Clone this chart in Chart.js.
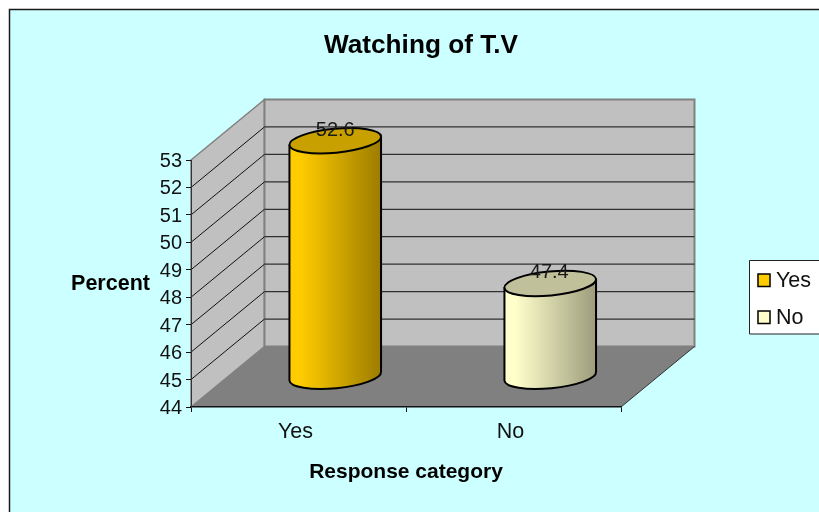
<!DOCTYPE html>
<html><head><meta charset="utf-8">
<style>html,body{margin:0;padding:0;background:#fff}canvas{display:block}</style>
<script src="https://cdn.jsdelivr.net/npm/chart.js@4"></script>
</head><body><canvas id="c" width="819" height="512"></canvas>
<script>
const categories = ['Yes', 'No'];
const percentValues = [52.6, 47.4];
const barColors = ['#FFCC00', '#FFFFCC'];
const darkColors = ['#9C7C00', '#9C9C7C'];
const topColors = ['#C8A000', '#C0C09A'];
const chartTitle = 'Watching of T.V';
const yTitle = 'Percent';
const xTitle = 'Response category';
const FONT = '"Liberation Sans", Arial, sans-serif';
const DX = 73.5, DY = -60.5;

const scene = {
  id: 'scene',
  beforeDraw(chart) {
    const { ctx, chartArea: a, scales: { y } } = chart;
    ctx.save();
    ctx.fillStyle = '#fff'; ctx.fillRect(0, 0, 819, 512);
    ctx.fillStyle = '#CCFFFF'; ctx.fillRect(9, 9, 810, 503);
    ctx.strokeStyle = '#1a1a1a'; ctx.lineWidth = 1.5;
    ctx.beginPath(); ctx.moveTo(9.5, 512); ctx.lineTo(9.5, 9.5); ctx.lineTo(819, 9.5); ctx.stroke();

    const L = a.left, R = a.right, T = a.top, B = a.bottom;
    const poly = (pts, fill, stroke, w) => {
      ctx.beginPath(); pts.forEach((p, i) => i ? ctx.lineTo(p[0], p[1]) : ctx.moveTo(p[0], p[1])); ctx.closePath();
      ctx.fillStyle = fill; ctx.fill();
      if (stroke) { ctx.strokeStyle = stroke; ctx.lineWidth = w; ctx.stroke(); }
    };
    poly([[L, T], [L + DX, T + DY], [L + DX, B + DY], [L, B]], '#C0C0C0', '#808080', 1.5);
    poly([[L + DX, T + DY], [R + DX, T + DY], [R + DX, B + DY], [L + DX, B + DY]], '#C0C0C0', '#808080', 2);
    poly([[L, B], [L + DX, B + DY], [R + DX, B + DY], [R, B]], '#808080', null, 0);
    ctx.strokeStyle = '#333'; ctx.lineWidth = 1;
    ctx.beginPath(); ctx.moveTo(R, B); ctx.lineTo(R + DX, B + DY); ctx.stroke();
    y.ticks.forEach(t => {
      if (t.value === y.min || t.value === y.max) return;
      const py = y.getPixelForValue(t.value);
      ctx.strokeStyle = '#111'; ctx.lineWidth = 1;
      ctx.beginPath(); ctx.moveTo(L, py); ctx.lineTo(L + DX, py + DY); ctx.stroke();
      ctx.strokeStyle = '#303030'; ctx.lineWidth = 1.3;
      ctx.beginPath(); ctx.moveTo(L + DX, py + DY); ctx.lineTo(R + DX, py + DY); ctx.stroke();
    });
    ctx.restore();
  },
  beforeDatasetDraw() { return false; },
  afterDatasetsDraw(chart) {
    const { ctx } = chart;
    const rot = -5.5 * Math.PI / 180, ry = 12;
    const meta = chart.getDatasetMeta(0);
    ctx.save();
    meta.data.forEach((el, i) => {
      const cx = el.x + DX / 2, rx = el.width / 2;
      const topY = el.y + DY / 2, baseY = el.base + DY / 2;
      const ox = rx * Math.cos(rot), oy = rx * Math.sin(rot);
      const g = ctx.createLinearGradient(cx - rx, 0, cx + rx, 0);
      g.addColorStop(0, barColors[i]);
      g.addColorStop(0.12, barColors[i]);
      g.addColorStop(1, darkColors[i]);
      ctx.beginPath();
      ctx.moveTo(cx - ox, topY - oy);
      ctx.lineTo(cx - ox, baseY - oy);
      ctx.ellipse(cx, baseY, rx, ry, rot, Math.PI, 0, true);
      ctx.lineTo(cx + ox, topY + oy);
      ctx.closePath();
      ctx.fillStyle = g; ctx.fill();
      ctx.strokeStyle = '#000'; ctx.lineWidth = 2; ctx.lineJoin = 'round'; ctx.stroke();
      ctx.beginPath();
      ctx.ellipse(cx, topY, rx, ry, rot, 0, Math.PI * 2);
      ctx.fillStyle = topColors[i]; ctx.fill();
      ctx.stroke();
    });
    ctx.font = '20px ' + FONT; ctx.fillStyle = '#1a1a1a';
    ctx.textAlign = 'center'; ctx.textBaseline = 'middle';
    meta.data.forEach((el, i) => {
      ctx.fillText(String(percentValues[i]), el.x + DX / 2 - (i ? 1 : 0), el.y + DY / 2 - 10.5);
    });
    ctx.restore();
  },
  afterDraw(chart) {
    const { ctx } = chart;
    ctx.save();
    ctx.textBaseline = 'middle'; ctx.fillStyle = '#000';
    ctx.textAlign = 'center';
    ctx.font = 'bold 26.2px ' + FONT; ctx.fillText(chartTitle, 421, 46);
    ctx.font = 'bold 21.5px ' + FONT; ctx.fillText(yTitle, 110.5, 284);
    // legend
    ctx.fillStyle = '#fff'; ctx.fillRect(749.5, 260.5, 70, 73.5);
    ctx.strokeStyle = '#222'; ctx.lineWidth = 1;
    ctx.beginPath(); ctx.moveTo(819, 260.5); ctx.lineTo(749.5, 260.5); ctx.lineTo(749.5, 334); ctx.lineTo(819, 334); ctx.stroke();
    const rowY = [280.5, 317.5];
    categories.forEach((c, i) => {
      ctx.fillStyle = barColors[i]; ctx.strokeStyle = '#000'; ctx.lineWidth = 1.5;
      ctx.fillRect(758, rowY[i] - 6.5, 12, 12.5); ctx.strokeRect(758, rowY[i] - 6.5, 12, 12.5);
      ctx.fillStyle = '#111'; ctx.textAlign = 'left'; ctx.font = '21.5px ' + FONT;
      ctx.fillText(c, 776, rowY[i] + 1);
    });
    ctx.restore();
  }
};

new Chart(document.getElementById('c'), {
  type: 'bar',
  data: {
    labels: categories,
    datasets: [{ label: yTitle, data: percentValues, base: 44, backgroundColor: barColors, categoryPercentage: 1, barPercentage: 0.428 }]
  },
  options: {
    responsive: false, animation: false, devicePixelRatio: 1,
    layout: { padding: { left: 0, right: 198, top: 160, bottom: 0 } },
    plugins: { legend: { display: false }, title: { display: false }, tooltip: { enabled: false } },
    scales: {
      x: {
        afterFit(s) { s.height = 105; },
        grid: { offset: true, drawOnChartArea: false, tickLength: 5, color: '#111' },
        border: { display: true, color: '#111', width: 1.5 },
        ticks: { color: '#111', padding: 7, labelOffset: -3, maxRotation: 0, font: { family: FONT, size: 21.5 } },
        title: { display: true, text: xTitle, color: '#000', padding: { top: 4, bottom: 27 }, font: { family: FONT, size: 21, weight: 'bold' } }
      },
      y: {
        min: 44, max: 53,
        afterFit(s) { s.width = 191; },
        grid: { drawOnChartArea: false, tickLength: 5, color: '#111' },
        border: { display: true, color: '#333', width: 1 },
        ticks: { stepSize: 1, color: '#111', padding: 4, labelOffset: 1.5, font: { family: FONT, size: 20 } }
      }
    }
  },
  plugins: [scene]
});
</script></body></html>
▬▬▬▬▬▬▬▬▬▬
Keep the pictures out of the copy and write out the data exactly as it stands.

▶ _Answer in full_:
Clone this chart in Chart.js.
<!DOCTYPE html>
<html><head><meta charset="utf-8">
<style>html,body{margin:0;padding:0;background:#fff}canvas{display:block}</style>
<script src="https://cdn.jsdelivr.net/npm/chart.js@4"></script>
</head><body><canvas id="c" width="819" height="512"></canvas>
<script>
const categories = ['Yes', 'No'];
const percentValues = [52.6, 47.4];
const barColors = ['#FFCC00', '#FFFFCC'];
const darkColors = ['#9C7C00', '#9C9C7C'];
const topColors = ['#C8A000', '#C0C09A'];
const chartTitle = 'Watching of T.V';
const yTitle = 'Percent';
const xTitle = 'Response category';
const FONT = '"Liberation Sans", Arial, sans-serif';
const DX = 73.5, DY = -60.5;

const scene = {
  id: 'scene',
  beforeDraw(chart) {
    const { ctx, chartArea: a, scales: { y } } = chart;
    ctx.save();
    ctx.fillStyle = '#fff'; ctx.fillRect(0, 0, 819, 512);
    ctx.fillStyle = '#CCFFFF'; ctx.fillRect(9, 9, 810, 503);
    ctx.strokeStyle = '#1a1a1a'; ctx.lineWidth = 1.5;
    ctx.beginPath(); ctx.moveTo(9.5, 512); ctx.lineTo(9.5, 9.5); ctx.lineTo(819, 9.5); ctx.stroke();

    const L = a.left, R = a.right, T = a.top, B = a.bottom;
    const poly = (pts, fill, stroke, w) => {
      ctx.beginPath(); pts.forEach((p, i) => i ? ctx.lineTo(p[0], p[1]) : ctx.moveTo(p[0], p[1])); ctx.closePath();
      ctx.fillStyle = fill; ctx.fill();
      if (stroke) { ctx.strokeStyle = stroke; ctx.lineWidth = w; ctx.stroke(); }
    };
    poly([[L, T], [L + DX, T + DY], [L + DX, B + DY], [L, B]], '#C0C0C0', '#808080', 1.5);
    poly([[L + DX, T + DY], [R + DX, T + DY], [R + DX, B + DY], [L + DX, B + DY]], '#C0C0C0', '#808080', 2);
    poly([[L, B], [L + DX, B + DY], [R + DX, B + DY], [R, B]], '#808080', null, 0);
    ctx.strokeStyle = '#333'; ctx.lineWidth = 1;
    ctx.beginPath(); ctx.moveTo(R, B); ctx.lineTo(R + DX, B + DY); ctx.stroke();
    y.ticks.forEach(t => {
      if (t.value === y.min || t.value === y.max) return;
      const py = y.getPixelForValue(t.value);
      ctx.strokeStyle = '#111'; ctx.lineWidth = 1;
      ctx.beginPath(); ctx.moveTo(L, py); ctx.lineTo(L + DX, py + DY); ctx.stroke();
      ctx.strokeStyle = '#303030'; ctx.lineWidth = 1.3;
      ctx.beginPath(); ctx.moveTo(L + DX, py + DY); ctx.lineTo(R + DX, py + DY); ctx.stroke();
    });
    ctx.restore();
  },
  beforeDatasetDraw() { return false; },
  afterDatasetsDraw(chart) {
    const { ctx } = chart;
    const rot = -5.5 * Math.PI / 180, ry = 12;
    const meta = chart.getDatasetMeta(0);
    ctx.save();
    meta.data.forEach((el, i) => {
      const cx = el.x + DX / 2, rx = el.width / 2;
      const topY = el.y + DY / 2, baseY = el.base + DY / 2;
      const ox = rx * Math.cos(rot), oy = rx * Math.sin(rot);
      const g = ctx.createLinearGradient(cx - rx, 0, cx + rx, 0);
      g.addColorStop(0, barColors[i]);
      g.addColorStop(0.12, barColors[i]);
      g.addColorStop(1, darkColors[i]);
      ctx.beginPath();
      ctx.moveTo(cx - ox, topY - oy);
      ctx.lineTo(cx - ox, baseY - oy);
      ctx.ellipse(cx, baseY, rx, ry, rot, Math.PI, 0, true);
      ctx.lineTo(cx + ox, topY + oy);
      ctx.closePath();
      ctx.fillStyle = g; ctx.fill();
      ctx.strokeStyle = '#000'; ctx.lineWidth = 2; ctx.lineJoin = 'round'; ctx.stroke();
      ctx.beginPath();
      ctx.ellipse(cx, topY, rx, ry, rot, 0, Math.PI * 2);
      ctx.fillStyle = topColors[i]; ctx.fill();
      ctx.stroke();
    });
    ctx.font = '20px ' + FONT; ctx.fillStyle = '#1a1a1a';
    ctx.textAlign = 'center'; ctx.textBaseline = 'middle';
    meta.data.forEach((el, i) => {
      ctx.fillText(String(percentValues[i]), el.x + DX / 2 - (i ? 1 : 0), el.y + DY / 2 - 10.5);
    });
    ctx.restore();
  },
  afterDraw(chart) {
    const { ctx } = chart;
    ctx.save();
    ctx.textBaseline = 'middle'; ctx.fillStyle = '#000';
    ctx.textAlign = 'center';
    ctx.font = 'bold 26.2px ' + FONT; ctx.fillText(chartTitle, 421, 46);
    ctx.font = 'bold 21.5px ' + FONT; ctx.fillText(yTitle, 110.5, 284);
    // legend
    ctx.fillStyle = '#fff'; ctx.fillRect(749.5, 260.5, 70, 73.5);
    ctx.strokeStyle = '#222'; ctx.lineWidth = 1;
    ctx.beginPath(); ctx.moveTo(819, 260.5); ctx.lineTo(749.5, 260.5); ctx.lineTo(749.5, 334); ctx.lineTo(819, 334); ctx.stroke();
    const rowY = [280.5, 317.5];
    categories.forEach((c, i) => {
      ctx.fillStyle = barColors[i]; ctx.strokeStyle = '#000'; ctx.lineWidth = 1.5;
      ctx.fillRect(758, rowY[i] - 6.5, 12, 12.5); ctx.strokeRect(758, rowY[i] - 6.5, 12, 12.5);
      ctx.fillStyle = '#111'; ctx.textAlign = 'left'; ctx.font = '21.5px ' + FONT;
      ctx.fillText(c, 776, rowY[i] + 1);
    });
    ctx.restore();
  }
};

new Chart(document.getElementById('c'), {
  type: 'bar',
  data: {
    labels: categories,
    datasets: [{ label: yTitle, data: percentValues, base: 44, backgroundColor: barColors, categoryPercentage: 1, barPercentage: 0.428 }]
  },
  options: {
    responsive: false, animation: false, devicePixelRatio: 1,
    layout: { padding: { left: 0, right: 198, top: 160, bottom: 0 } },
    plugins: { legend: { display: false }, title: { display: false }, tooltip: { enabled: false } },
    scales: {
      x: {
        afterFit(s) { s.height = 105; },
        grid: { offset: true, drawOnChartArea: false, tickLength: 5, color: '#111' },
        border: { display: true, color: '#111', width: 1.5 },
        ticks: { color: '#111', padding: 7, labelOffset: -3, maxRotation: 0, font: { family: FONT, size: 21.5 } },
        title: { display: true, text: xTitle, color: '#000', padding: { top: 4, bottom: 27 }, font: { family: FONT, size: 21, weight: 'bold' } }
      },
      y: {
        min: 44, max: 53,
        afterFit(s) { s.width = 191; },
        grid: { drawOnChartArea: false, tickLength: 5, color: '#111' },
        border: { display: true, color: '#333', width: 1 },
        ticks: { stepSize: 1, color: '#111', padding: 4, labelOffset: 1.5, font: { family: FONT, size: 20 } }
      }
    }
  },
  plugins: [scene]
});
</script></body></html>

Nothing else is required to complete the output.